Intervention de Adrien Quatennens

Séance en hémicycle du mercredi 25 juillet 2018 à 15h00
Liberté de choisir son avenir professionnel — Article 40 a

Photo issue du site de l'Assemblée nationale ou de WikipediaAdrien Quatennens :

Après le rejet des amendements de suppression soutenus par nos collègues, nous souhaitons présenter un amendement qui s'articule autour de la notion de subordination économique.

L'économie dite « collaborative », qui a pour principale caractéristique de mettre en relation des clients avec un prestataire par le biais d'une plateforme, s'est enfoncée dans une brèche créée par le flou entourant le statut de travailleur indépendant. Elle a créé une nouvelle classe de salariés ne disposant ni des droits et protections liés au salariat, ni de l'autonomie caractérisant le statut d'indépendant.

Ce qui prive principalement les travailleurs de l'économie dite « collaborative » de leur indépendance, c'est la mainmise que les plateformes ont, grâce à l'outil informatique, sur leurs conditions de travail et leurs conditions tarifaires. La plateforme de livraison à domicile Deliveroo, arrivée à Paris en avril 2015, payait ses coursiers 7,50 euros de l'heure plus un bonus de 2 à 4 euros par course selon leur performance et leurs relations avec la clientèle et les restaurants. Fin août 2017, changement brutal de politique : la course est rétribuée au tarif unique de 5,75 euros à Paris et de 5 euros dans les autres villes. La plupart de ces prestataires dits « indépendants » n'ont pas pu faire autrement que de s'incliner.

Ces « nouveaux prolétaires », comme on peut les appeler, tentent d'entrer en résistance : ils l'ont fait il y a deux semaines en organisant la première grève de leur histoire.
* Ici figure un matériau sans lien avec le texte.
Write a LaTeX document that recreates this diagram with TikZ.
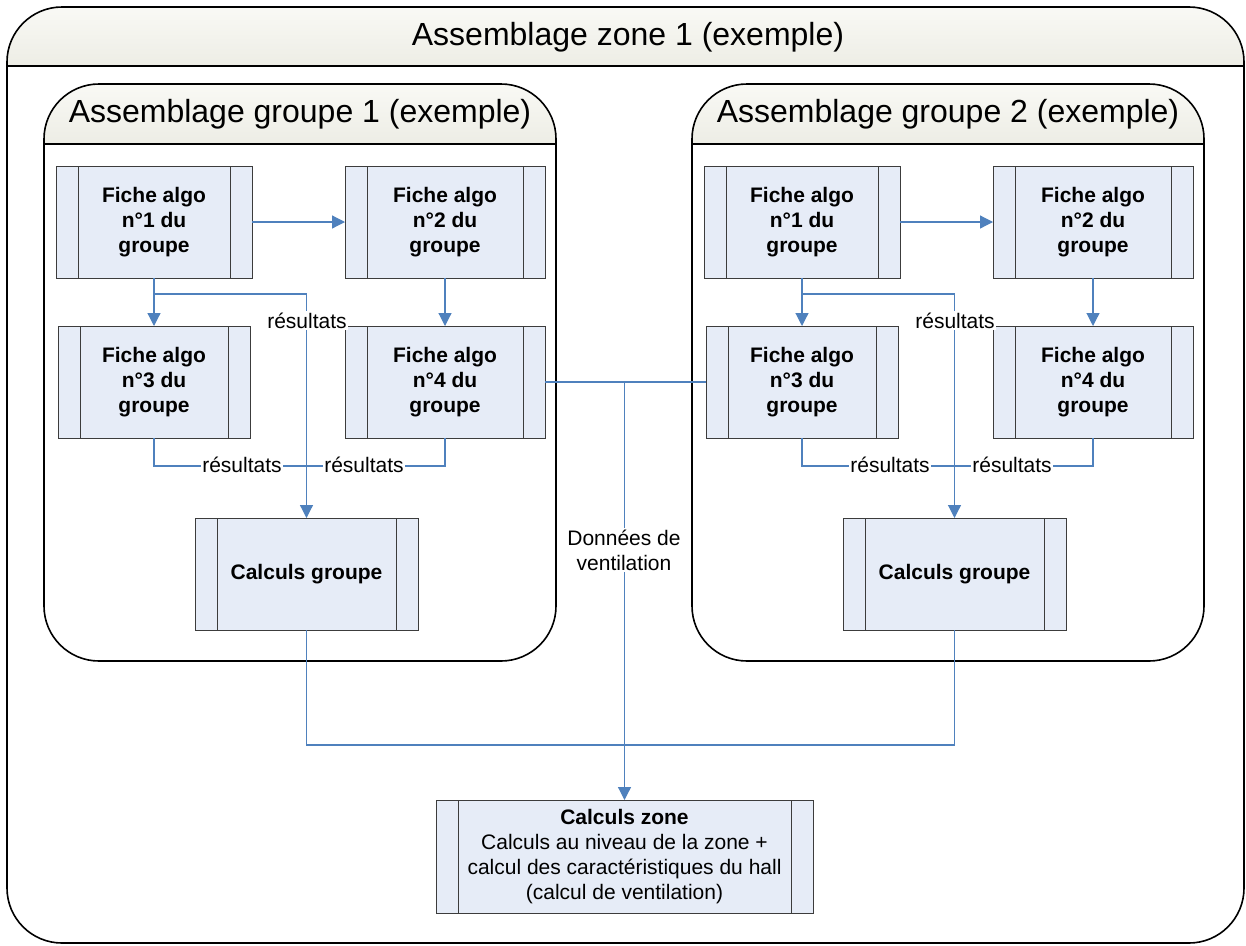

Ils protestaient notamment contre la tentative de la majorité d'institutionnaliser leur situation bancale en leur offrant une espèce de sous-convention collective, via l'amendement de M. Taché adopté en première lecture. Le CLAP parlait ainsi de cet amendement : « Les seules contraintes qu'apporte votre amendement s'appliquent contre les travailleurs. La charte écrite de manière unilatérale renforce l'arbitraire des plateformes qui, jusqu'ici, ne se gênaient pas pour modifier à la baisse nos conditions salariales. »

Au lieu de cet aménagement insatisfaisant, qui légitime une situation injuste et intolérable, nous proposons de renforcer la définition du travail indépendant dans le code du travail, en précisant que les travailleurs indépendants ne peuvent être en situation de subordination économique vis-à-vis d'un seul donneur d'ordres. Ce critère de subordination économique a d'ailleurs été reconnu par la Cour de cassation, comme cela a déjà été dit. Il s'agirait d'un vecteur puissant de normalisation des rapports entre plateformes et travailleurs : les seconds ne seraient plus soumis aux diktats des premières ou ils bénéficieraient des droits afférents. Ce serait un pas historique, qui mettrait fin à une situation générant une forme profonde de précarité et menaçant l'ensemble des secteurs de notre économie.